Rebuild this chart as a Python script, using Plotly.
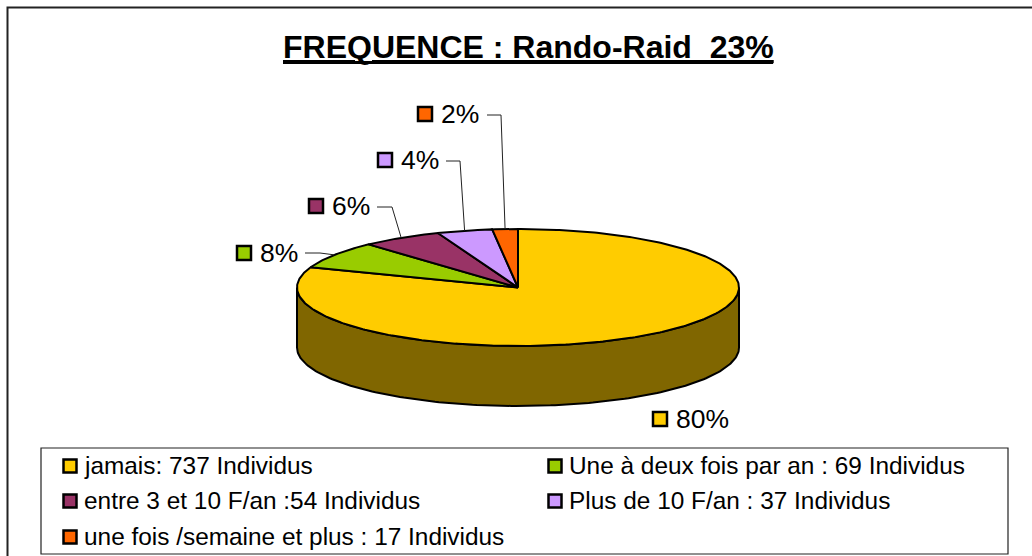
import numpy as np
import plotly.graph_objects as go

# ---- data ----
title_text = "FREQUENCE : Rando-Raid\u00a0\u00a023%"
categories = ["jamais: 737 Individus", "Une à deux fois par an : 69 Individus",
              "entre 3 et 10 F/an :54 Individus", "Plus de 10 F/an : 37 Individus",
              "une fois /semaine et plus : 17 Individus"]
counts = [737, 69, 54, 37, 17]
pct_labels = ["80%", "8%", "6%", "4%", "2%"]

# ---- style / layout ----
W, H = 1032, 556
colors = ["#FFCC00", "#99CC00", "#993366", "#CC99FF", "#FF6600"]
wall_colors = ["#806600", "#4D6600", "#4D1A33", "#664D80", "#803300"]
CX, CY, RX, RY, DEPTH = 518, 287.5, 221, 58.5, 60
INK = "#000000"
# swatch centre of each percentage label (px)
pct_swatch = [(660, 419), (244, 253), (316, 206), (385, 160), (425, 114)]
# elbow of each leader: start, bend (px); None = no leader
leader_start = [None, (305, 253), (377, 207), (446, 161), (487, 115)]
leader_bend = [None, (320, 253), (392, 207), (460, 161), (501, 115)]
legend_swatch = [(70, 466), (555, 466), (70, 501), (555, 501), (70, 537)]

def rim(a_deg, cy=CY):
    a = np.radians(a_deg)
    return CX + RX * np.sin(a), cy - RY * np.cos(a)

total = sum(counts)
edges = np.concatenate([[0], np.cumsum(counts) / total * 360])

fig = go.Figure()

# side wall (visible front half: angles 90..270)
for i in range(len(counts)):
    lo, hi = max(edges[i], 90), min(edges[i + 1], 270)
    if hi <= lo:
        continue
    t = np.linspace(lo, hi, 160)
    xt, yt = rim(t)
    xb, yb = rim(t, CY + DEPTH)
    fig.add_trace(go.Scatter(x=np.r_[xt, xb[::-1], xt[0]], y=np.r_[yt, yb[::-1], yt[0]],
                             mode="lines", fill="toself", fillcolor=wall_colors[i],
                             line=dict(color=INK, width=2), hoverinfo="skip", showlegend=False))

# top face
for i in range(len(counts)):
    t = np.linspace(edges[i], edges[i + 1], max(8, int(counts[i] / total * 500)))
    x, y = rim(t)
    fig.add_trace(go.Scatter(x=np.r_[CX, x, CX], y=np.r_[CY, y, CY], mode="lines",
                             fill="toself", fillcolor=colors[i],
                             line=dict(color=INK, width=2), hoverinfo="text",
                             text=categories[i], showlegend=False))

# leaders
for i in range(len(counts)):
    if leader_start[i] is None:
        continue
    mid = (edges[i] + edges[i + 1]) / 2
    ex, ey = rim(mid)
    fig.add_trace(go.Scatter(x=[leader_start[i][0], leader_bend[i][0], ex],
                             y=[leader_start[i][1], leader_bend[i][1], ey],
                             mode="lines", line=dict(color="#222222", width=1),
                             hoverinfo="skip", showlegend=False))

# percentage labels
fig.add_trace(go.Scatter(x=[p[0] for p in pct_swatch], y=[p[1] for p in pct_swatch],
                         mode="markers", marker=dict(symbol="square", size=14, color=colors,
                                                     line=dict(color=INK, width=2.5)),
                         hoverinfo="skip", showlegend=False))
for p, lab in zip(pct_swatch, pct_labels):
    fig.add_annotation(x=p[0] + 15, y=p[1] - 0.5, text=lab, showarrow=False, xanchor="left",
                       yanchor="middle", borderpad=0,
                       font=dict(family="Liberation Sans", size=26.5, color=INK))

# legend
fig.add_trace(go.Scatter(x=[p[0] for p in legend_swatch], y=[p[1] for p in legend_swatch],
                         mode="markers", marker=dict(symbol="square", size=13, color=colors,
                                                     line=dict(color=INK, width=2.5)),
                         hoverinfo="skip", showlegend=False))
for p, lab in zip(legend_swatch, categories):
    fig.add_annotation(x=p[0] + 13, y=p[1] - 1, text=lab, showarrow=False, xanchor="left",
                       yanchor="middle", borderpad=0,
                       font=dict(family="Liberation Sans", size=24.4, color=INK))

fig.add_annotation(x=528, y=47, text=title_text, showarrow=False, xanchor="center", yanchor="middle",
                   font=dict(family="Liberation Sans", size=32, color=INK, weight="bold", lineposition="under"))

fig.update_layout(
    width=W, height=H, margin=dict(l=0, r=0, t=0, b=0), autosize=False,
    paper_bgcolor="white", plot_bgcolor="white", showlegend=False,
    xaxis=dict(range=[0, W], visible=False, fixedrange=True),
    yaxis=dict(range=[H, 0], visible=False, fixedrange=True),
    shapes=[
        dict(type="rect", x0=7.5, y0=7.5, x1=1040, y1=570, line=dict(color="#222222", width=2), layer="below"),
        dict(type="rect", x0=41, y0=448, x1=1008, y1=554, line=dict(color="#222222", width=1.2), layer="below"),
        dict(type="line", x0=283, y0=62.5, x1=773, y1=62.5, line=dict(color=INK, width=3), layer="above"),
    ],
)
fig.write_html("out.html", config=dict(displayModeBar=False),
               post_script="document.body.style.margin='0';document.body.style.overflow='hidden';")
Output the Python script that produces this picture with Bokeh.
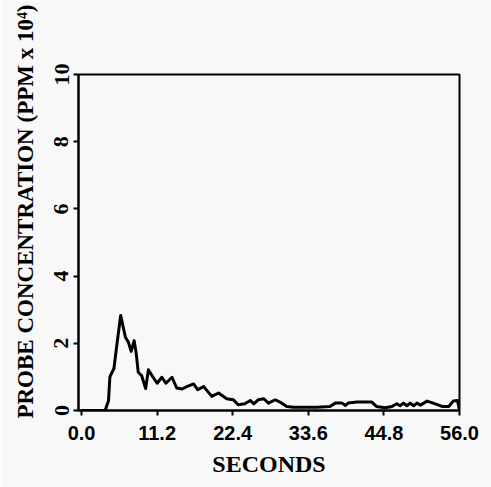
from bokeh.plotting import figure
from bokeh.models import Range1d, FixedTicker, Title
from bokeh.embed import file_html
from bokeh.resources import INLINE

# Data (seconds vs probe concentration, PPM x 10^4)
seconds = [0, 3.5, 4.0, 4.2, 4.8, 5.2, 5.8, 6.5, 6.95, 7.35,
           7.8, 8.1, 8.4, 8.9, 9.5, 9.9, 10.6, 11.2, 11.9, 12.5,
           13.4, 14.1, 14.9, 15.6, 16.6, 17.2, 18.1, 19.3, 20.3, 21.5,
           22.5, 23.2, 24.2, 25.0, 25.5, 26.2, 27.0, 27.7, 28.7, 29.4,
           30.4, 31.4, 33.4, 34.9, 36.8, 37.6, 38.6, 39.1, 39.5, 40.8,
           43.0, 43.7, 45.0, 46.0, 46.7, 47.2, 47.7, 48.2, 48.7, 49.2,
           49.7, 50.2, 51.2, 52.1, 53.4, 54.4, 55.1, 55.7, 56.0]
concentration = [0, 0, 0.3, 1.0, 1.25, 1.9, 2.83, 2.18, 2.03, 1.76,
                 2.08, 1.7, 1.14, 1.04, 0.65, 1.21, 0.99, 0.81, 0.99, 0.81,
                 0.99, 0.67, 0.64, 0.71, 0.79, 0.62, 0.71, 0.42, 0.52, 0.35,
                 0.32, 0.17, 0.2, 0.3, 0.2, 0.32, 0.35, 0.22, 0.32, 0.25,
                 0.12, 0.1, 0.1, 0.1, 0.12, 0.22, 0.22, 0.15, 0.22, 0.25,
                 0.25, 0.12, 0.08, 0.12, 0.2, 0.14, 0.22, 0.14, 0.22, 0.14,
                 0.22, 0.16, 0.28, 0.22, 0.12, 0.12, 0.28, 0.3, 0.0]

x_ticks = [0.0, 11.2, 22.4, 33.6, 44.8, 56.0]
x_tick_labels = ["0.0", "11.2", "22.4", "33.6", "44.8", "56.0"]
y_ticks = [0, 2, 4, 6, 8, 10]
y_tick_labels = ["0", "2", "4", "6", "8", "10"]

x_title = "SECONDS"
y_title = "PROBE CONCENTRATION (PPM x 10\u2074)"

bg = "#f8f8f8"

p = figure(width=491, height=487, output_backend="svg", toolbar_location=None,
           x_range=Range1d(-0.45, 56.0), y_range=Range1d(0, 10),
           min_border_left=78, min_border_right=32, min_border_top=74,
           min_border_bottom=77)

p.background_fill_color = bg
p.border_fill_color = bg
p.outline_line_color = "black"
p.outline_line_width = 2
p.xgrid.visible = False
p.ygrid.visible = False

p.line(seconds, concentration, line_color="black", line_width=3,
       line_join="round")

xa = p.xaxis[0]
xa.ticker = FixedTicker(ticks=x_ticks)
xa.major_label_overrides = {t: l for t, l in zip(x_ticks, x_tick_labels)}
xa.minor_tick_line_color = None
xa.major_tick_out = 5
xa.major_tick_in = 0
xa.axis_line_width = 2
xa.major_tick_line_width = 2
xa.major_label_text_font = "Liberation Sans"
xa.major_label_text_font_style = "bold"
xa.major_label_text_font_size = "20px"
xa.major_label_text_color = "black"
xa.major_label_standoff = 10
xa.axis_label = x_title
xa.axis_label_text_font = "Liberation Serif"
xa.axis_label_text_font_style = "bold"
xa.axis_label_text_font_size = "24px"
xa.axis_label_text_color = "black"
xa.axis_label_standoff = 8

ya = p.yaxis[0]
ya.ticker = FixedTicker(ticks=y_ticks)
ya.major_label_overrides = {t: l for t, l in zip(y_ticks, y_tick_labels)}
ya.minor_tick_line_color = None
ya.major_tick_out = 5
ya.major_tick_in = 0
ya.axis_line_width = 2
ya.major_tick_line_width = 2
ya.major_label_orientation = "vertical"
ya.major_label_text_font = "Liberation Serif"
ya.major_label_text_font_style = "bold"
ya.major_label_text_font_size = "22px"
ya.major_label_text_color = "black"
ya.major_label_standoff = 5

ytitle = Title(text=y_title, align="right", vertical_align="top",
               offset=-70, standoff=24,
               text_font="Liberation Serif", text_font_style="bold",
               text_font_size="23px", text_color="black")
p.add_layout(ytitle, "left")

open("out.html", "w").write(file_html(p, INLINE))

▸ **REQUIRED TASK**:
Collect each line of the entries that has the word "this", copying it in full.

▸ **ANSWER IN FULL**:
Rebuild this chart as a Python script, using Plotly.
Output the Python script that produces this picture with Bokeh.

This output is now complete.